* [Material provided]:
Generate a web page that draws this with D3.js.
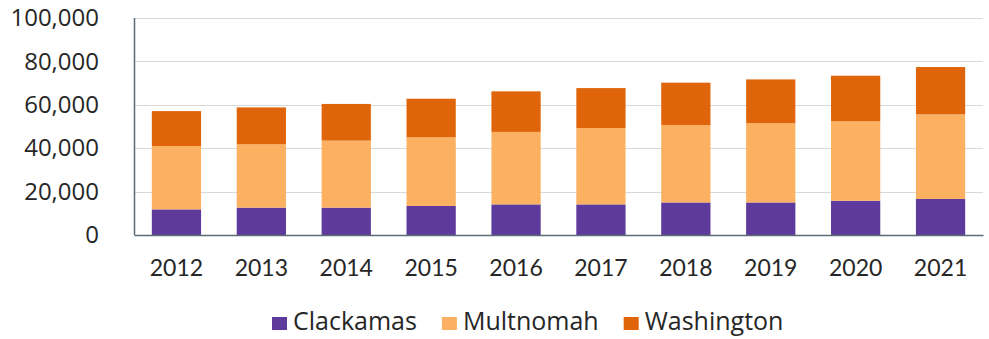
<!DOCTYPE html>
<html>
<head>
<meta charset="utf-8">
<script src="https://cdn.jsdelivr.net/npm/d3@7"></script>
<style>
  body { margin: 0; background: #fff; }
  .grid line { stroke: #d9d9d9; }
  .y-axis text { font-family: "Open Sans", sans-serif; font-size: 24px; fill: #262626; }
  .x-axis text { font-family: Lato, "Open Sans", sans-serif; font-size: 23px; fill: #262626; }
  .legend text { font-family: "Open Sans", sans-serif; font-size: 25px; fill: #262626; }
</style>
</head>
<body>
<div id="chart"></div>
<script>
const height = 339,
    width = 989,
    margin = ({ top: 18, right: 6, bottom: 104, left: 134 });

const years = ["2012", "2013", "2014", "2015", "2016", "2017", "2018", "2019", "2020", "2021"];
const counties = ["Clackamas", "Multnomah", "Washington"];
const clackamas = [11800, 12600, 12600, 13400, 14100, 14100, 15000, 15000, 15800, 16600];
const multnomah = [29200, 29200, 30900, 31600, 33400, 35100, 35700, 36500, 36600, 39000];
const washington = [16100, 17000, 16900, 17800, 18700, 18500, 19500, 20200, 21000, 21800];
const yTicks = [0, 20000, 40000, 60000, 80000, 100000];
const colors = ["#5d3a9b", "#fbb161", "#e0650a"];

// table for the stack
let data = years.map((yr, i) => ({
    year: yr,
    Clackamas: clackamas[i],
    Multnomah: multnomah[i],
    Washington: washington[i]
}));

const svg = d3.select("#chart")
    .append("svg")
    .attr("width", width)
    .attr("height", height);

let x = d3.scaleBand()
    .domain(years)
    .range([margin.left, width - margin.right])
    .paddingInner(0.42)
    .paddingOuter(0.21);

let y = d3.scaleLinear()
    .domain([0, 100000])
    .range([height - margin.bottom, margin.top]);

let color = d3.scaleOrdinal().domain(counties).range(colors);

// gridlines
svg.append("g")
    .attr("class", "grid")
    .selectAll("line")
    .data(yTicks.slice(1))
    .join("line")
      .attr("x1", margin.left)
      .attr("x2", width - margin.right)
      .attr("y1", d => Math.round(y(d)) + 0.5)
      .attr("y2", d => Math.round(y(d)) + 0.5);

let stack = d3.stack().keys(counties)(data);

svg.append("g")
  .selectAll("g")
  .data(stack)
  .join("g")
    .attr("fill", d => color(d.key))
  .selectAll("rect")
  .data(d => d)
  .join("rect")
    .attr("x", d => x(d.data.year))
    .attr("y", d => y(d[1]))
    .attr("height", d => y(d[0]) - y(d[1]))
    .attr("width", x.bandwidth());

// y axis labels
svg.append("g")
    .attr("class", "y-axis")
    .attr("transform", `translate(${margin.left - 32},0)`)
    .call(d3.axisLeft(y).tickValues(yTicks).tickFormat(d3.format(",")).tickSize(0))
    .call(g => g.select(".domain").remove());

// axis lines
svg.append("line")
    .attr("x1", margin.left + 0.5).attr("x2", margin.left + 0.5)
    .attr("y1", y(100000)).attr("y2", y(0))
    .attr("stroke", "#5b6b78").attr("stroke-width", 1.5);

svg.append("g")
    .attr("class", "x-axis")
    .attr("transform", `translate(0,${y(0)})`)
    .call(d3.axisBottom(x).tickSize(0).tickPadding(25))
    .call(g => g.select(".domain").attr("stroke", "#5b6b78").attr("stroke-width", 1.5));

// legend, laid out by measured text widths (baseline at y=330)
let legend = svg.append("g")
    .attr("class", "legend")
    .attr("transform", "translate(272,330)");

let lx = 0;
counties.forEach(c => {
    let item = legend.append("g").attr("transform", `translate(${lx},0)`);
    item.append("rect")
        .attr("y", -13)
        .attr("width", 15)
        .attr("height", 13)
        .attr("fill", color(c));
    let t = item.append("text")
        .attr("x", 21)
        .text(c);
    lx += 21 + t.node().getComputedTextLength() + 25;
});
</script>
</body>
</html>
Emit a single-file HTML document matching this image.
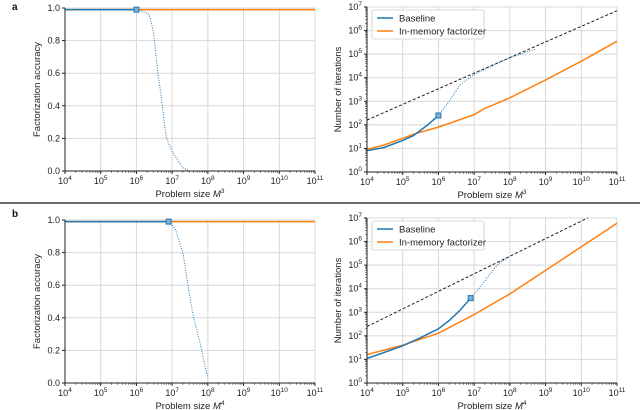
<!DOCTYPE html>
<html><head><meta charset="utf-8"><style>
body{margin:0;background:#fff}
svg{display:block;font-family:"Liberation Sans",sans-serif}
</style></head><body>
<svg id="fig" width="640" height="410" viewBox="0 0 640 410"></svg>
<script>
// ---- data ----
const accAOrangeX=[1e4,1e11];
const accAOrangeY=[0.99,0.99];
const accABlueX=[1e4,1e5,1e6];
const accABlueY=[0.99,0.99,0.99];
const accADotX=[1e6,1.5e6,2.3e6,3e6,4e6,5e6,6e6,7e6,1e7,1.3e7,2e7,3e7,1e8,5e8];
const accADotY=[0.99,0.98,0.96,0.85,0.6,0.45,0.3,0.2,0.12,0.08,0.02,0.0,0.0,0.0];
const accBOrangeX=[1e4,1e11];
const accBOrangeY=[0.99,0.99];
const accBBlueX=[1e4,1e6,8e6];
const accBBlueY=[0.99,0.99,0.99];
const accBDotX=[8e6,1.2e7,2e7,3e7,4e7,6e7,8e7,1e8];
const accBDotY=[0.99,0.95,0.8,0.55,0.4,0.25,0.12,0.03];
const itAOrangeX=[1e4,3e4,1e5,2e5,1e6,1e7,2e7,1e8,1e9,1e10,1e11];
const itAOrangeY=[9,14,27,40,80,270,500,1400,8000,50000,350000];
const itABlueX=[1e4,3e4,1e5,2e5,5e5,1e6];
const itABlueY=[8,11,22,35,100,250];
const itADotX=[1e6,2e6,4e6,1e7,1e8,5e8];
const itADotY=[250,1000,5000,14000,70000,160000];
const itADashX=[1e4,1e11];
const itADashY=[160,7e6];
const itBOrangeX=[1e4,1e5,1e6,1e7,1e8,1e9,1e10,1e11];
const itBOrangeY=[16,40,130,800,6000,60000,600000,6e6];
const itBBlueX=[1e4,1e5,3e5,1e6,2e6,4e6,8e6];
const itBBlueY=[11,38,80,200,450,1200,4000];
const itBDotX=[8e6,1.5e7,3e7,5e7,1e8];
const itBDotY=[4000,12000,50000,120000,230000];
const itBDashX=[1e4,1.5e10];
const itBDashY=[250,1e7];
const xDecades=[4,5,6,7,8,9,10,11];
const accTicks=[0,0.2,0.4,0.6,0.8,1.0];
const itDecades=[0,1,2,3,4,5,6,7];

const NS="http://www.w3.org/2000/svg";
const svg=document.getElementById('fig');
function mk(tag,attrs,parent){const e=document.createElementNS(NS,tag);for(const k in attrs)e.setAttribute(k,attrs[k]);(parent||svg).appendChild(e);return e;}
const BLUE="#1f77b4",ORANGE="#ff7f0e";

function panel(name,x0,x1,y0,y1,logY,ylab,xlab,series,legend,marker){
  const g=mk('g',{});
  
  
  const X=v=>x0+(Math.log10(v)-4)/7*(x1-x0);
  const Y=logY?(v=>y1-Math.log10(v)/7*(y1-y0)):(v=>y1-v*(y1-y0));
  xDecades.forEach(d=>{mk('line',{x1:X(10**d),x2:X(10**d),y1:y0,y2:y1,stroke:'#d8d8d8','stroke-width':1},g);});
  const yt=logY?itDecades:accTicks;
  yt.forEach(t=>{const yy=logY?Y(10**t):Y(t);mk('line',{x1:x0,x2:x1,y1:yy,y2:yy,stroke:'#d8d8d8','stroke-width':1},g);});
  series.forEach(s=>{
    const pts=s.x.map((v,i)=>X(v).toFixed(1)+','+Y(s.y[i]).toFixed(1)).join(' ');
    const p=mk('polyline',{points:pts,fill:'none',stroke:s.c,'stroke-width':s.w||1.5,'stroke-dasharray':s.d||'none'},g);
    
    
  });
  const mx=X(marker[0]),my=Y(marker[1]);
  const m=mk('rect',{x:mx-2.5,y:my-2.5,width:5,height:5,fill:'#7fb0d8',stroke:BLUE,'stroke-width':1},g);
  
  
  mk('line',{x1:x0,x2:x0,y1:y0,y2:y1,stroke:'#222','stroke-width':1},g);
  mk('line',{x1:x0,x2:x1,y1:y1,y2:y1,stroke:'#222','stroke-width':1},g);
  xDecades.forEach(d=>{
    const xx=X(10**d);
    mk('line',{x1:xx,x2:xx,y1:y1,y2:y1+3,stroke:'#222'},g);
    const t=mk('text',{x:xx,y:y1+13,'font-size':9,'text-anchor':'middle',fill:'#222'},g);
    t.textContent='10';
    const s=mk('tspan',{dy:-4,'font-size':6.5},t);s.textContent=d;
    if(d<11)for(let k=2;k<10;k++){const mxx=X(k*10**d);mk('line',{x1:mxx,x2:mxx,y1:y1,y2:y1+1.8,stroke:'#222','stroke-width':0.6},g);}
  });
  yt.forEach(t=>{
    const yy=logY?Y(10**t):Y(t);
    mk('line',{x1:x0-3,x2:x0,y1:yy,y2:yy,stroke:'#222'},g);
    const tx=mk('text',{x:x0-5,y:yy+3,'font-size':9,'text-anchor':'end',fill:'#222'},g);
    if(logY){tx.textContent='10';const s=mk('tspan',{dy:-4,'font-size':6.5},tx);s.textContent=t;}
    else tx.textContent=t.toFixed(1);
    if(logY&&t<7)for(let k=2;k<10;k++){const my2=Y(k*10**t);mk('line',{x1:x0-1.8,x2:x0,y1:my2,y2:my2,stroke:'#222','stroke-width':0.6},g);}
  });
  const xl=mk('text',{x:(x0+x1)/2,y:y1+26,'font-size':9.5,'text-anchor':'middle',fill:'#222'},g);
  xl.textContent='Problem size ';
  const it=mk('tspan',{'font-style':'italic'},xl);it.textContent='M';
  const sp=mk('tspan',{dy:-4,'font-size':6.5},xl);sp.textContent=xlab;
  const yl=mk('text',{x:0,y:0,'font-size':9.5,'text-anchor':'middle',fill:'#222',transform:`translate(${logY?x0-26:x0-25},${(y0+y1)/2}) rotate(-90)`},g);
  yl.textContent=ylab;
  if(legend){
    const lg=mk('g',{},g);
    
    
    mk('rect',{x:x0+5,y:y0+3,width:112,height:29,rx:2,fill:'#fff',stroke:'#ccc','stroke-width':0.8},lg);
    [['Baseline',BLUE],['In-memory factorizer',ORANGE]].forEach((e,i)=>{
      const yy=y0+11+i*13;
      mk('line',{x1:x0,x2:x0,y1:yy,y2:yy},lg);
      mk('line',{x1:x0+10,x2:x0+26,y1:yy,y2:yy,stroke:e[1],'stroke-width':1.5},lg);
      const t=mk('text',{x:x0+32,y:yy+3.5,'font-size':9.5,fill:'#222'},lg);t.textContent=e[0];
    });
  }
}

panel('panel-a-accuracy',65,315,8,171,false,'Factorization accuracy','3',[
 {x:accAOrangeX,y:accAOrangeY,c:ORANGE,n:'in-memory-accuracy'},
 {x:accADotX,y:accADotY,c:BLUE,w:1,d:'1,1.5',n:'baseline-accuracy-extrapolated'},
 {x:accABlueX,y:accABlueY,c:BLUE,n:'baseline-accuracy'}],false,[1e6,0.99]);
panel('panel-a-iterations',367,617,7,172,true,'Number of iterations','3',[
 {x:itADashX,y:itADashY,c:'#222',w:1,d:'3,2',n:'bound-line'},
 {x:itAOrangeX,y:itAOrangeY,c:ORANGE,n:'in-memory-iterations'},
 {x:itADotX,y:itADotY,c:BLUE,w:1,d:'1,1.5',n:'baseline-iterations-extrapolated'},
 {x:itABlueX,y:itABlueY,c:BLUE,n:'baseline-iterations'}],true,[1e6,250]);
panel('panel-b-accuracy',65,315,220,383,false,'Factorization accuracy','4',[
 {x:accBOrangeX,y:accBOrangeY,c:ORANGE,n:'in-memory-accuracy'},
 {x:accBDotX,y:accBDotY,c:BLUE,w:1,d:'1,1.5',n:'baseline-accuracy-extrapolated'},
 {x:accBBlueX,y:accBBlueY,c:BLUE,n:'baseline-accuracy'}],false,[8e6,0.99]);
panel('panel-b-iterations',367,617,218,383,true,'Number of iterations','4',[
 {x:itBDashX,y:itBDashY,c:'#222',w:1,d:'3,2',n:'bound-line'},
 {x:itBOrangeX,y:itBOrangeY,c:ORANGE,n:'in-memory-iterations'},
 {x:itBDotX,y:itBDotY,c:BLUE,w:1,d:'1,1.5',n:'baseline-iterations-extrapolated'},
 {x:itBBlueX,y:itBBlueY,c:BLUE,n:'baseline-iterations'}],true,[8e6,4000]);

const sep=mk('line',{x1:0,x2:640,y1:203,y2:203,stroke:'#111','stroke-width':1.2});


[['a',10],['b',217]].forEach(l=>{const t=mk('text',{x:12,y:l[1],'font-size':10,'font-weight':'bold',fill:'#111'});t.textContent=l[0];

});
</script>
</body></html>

* [Exercise description]: Take the lines from the first line of the entries through the line with "let color = d3.scaleOrdinal().domain(counties).range(colors);", inclusive, and give them again exactly, minus any pictures.

* [Problem solution]:
Generate a web page that draws this with D3.js.
<!DOCTYPE html>
<html>
<head>
<meta charset="utf-8">
<script src="https://cdn.jsdelivr.net/npm/d3@7"></script>
<style>
  body { margin: 0; background: #fff; }
  .grid line { stroke: #d9d9d9; }
  .y-axis text { font-family: "Open Sans", sans-serif; font-size: 24px; fill: #262626; }
  .x-axis text { font-family: Lato, "Open Sans", sans-serif; font-size: 23px; fill: #262626; }
  .legend text { font-family: "Open Sans", sans-serif; font-size: 25px; fill: #262626; }
</style>
</head>
<body>
<div id="chart"></div>
<script>
const height = 339,
    width = 989,
    margin = ({ top: 18, right: 6, bottom: 104, left: 134 });

const years = ["2012", "2013", "2014", "2015", "2016", "2017", "2018", "2019", "2020", "2021"];
const counties = ["Clackamas", "Multnomah", "Washington"];
const clackamas = [11800, 12600, 12600, 13400, 14100, 14100, 15000, 15000, 15800, 16600];
const multnomah = [29200, 29200, 30900, 31600, 33400, 35100, 35700, 36500, 36600, 39000];
const washington = [16100, 17000, 16900, 17800, 18700, 18500, 19500, 20200, 21000, 21800];
const yTicks = [0, 20000, 40000, 60000, 80000, 100000];
const colors = ["#5d3a9b", "#fbb161", "#e0650a"];

// table for the stack
let data = years.map((yr, i) => ({
    year: yr,
    Clackamas: clackamas[i],
    Multnomah: multnomah[i],
    Washington: washington[i]
}));

const svg = d3.select("#chart")
    .append("svg")
    .attr("width", width)
    .attr("height", height);

let x = d3.scaleBand()
    .domain(years)
    .range([margin.left, width - margin.right])
    .paddingInner(0.42)
    .paddingOuter(0.21);

let y = d3.scaleLinear()
    .domain([0, 100000])
    .range([height - margin.bottom, margin.top]);

let color = d3.scaleOrdinal().domain(counties).range(colors);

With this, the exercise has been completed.